(TASK PROMPT) Here are some records; copy every line that holds the word "this".

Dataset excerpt
········
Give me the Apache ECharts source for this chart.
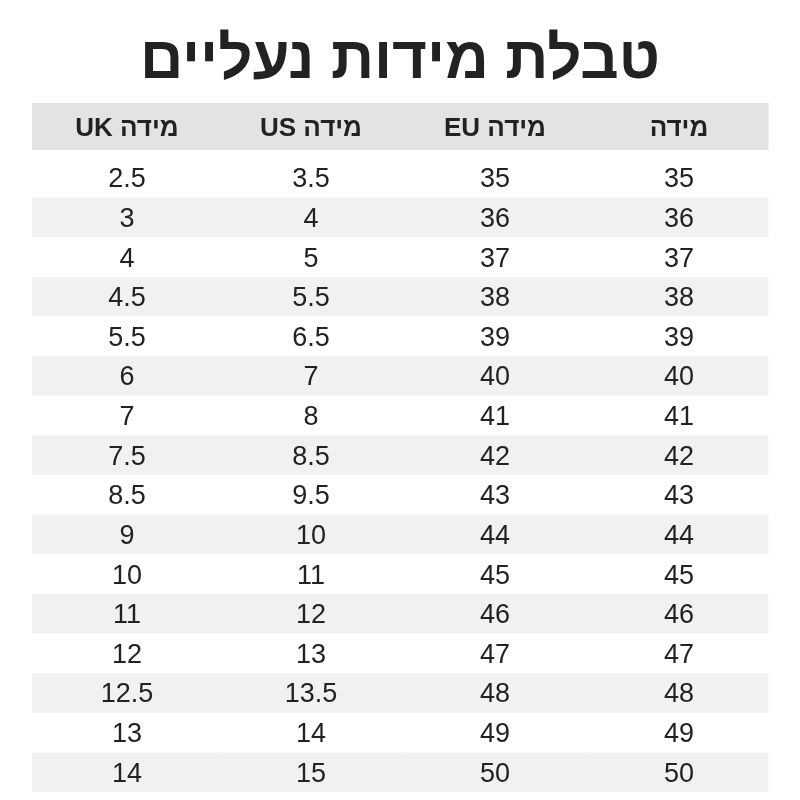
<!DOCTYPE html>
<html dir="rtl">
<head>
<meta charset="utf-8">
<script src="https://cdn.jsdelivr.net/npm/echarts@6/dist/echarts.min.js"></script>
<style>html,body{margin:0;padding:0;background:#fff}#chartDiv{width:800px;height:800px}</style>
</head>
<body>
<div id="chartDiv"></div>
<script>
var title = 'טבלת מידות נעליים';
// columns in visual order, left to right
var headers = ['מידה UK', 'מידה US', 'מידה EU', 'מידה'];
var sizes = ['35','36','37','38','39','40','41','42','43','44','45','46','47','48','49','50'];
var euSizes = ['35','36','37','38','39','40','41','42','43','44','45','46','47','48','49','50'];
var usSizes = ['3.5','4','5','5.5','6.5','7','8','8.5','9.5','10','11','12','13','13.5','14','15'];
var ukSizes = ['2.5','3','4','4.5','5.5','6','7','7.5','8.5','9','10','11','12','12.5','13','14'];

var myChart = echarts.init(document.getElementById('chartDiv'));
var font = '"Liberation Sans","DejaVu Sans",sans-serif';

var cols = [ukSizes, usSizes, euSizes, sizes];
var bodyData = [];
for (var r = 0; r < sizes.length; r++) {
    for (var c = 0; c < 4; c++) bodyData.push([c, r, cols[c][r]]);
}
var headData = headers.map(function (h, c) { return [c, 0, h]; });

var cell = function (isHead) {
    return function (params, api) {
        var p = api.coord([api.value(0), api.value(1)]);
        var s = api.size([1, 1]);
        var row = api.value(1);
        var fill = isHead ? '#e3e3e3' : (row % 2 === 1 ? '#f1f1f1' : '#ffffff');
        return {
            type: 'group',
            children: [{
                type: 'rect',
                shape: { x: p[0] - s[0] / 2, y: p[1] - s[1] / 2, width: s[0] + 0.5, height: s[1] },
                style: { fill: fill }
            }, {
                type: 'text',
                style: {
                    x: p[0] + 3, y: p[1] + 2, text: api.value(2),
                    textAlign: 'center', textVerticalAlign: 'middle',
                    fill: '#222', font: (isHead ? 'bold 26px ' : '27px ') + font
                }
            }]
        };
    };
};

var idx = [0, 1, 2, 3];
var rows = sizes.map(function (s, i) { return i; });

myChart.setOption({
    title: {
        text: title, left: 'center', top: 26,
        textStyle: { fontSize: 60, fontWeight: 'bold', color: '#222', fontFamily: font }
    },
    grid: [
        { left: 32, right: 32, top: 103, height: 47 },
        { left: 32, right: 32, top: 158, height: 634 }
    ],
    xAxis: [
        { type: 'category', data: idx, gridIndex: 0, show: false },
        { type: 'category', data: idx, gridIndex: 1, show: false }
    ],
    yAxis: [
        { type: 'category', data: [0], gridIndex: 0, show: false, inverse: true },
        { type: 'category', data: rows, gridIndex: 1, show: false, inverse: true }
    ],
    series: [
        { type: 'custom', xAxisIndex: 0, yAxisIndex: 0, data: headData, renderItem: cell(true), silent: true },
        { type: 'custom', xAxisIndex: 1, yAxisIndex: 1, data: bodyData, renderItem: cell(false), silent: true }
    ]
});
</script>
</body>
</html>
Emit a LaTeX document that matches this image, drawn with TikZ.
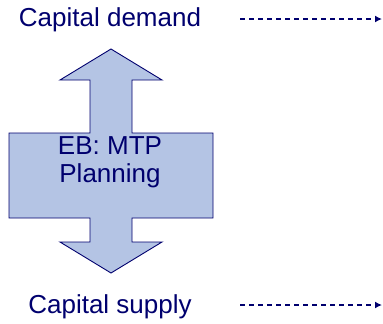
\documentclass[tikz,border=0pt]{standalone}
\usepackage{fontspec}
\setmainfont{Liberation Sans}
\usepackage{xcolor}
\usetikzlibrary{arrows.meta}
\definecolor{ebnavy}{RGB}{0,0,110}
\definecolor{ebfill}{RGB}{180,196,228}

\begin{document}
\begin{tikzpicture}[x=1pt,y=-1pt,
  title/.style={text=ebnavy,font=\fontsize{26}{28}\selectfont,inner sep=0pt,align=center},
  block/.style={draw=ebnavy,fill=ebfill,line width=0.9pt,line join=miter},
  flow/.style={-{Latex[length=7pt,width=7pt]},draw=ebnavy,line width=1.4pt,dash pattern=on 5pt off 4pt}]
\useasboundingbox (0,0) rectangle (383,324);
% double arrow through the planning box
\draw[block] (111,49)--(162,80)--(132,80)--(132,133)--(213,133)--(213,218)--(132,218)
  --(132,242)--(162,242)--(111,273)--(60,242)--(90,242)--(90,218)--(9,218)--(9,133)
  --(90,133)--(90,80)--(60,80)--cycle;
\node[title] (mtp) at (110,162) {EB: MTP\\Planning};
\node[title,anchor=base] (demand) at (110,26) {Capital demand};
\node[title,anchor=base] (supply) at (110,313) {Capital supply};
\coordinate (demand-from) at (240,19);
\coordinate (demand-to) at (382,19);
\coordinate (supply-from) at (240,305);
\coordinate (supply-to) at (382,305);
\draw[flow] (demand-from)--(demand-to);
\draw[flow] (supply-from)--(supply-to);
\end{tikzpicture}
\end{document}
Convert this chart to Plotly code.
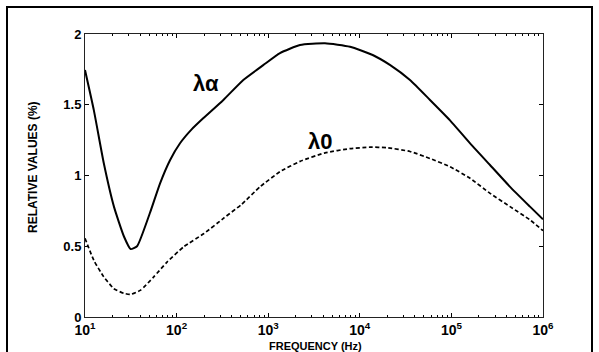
········
(TASK RESPONSE)
Give me the Apache ECharts source for this chart.
Emit a LaTeX document that matches this image, drawn with TikZ.
Convert this chart to Plotly code.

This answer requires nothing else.